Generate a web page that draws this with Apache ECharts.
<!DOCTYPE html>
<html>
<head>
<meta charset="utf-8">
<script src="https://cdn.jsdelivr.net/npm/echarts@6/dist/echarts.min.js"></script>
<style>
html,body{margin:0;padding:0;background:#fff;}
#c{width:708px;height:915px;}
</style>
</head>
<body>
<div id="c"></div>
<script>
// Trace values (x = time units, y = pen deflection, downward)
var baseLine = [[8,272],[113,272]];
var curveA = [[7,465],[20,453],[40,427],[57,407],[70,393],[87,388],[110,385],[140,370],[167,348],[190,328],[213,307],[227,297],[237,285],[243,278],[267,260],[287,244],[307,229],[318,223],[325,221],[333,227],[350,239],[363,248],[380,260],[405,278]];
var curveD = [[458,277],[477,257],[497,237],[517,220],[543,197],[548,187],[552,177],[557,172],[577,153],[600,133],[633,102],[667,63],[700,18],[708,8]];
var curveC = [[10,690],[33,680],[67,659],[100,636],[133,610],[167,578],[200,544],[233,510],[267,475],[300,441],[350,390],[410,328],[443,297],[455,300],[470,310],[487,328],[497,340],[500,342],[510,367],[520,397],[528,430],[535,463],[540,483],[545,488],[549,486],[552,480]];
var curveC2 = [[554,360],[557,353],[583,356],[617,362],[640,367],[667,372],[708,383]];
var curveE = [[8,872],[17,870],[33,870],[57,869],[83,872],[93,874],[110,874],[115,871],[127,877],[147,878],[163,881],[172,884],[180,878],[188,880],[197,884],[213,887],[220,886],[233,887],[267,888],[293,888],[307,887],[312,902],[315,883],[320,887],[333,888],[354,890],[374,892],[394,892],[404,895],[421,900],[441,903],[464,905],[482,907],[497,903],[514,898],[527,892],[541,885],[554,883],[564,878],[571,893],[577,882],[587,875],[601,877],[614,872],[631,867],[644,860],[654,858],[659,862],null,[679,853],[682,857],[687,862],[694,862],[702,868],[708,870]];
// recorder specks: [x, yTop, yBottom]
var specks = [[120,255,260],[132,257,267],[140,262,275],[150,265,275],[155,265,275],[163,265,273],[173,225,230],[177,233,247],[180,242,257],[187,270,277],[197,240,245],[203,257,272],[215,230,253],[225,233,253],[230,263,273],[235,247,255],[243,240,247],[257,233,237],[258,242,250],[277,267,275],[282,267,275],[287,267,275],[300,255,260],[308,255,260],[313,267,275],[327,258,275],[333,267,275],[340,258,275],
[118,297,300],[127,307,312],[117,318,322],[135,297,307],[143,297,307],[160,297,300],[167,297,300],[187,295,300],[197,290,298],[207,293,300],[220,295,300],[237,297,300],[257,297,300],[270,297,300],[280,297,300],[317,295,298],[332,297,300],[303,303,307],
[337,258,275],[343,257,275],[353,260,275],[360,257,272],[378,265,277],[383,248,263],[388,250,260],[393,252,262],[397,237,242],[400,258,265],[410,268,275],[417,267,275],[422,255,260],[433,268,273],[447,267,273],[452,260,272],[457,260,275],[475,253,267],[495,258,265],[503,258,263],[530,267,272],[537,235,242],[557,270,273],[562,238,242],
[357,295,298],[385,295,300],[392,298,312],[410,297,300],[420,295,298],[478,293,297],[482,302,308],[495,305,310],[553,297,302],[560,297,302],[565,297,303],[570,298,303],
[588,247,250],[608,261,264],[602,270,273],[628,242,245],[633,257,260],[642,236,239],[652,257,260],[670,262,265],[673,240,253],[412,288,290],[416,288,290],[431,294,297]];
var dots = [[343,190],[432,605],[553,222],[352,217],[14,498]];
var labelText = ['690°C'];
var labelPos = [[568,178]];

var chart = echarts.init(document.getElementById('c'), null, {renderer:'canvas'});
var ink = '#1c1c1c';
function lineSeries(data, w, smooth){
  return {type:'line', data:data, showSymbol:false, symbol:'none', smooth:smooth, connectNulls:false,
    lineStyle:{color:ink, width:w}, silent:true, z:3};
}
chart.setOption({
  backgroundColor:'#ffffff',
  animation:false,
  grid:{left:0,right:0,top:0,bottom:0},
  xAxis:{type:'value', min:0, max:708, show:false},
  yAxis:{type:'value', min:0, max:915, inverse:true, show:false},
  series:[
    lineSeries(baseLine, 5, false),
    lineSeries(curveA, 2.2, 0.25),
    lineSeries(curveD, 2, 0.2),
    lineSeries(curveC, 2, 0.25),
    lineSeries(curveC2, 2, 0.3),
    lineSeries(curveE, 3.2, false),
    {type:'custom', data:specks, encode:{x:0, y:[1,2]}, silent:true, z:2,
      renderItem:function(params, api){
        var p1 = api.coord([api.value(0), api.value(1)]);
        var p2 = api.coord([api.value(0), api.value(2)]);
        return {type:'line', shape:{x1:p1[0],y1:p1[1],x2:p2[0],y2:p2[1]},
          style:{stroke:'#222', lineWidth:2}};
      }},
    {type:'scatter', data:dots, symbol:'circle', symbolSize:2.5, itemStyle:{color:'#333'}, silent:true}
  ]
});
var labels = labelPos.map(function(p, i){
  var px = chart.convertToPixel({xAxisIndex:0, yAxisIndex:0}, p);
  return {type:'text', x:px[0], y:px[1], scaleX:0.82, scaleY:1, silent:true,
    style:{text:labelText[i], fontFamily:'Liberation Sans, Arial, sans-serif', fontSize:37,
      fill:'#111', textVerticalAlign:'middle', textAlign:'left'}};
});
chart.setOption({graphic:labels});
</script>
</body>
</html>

-------

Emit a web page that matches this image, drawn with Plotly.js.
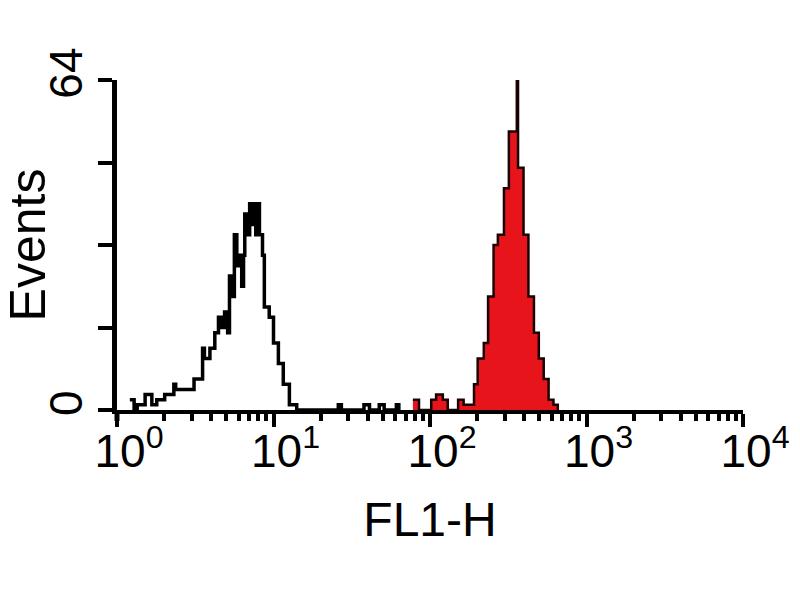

-------

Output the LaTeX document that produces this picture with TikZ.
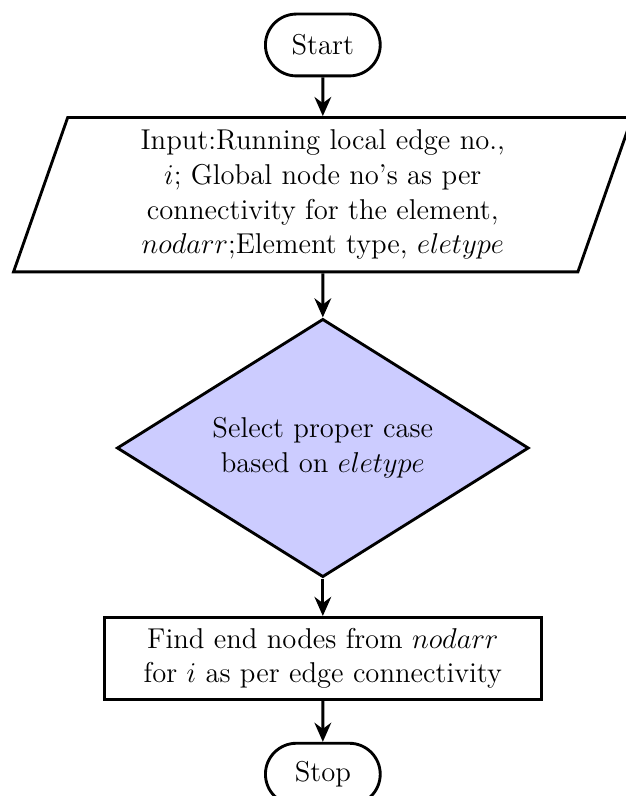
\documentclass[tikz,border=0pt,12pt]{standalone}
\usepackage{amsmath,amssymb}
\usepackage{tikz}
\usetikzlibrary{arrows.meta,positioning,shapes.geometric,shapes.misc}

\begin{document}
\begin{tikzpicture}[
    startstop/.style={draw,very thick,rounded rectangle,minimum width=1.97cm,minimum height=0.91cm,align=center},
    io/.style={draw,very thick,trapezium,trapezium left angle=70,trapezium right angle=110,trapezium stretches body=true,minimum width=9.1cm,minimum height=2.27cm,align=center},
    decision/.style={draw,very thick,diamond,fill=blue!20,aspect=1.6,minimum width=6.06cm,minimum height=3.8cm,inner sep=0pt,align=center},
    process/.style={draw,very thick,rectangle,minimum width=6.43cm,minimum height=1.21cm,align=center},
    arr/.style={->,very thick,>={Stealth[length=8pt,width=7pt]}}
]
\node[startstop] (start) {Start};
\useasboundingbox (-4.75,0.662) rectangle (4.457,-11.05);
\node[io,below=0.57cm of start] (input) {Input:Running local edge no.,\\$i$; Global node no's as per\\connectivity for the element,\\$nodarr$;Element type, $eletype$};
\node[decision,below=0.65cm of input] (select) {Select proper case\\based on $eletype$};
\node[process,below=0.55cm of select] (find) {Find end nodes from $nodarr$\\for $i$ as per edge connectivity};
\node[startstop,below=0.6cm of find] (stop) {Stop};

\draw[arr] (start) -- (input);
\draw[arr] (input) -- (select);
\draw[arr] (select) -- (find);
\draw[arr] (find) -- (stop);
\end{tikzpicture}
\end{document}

-------

> DO THIS: Say how many lines contain the string "page", giving nothing but the count.

> TASK RESPONSE: 2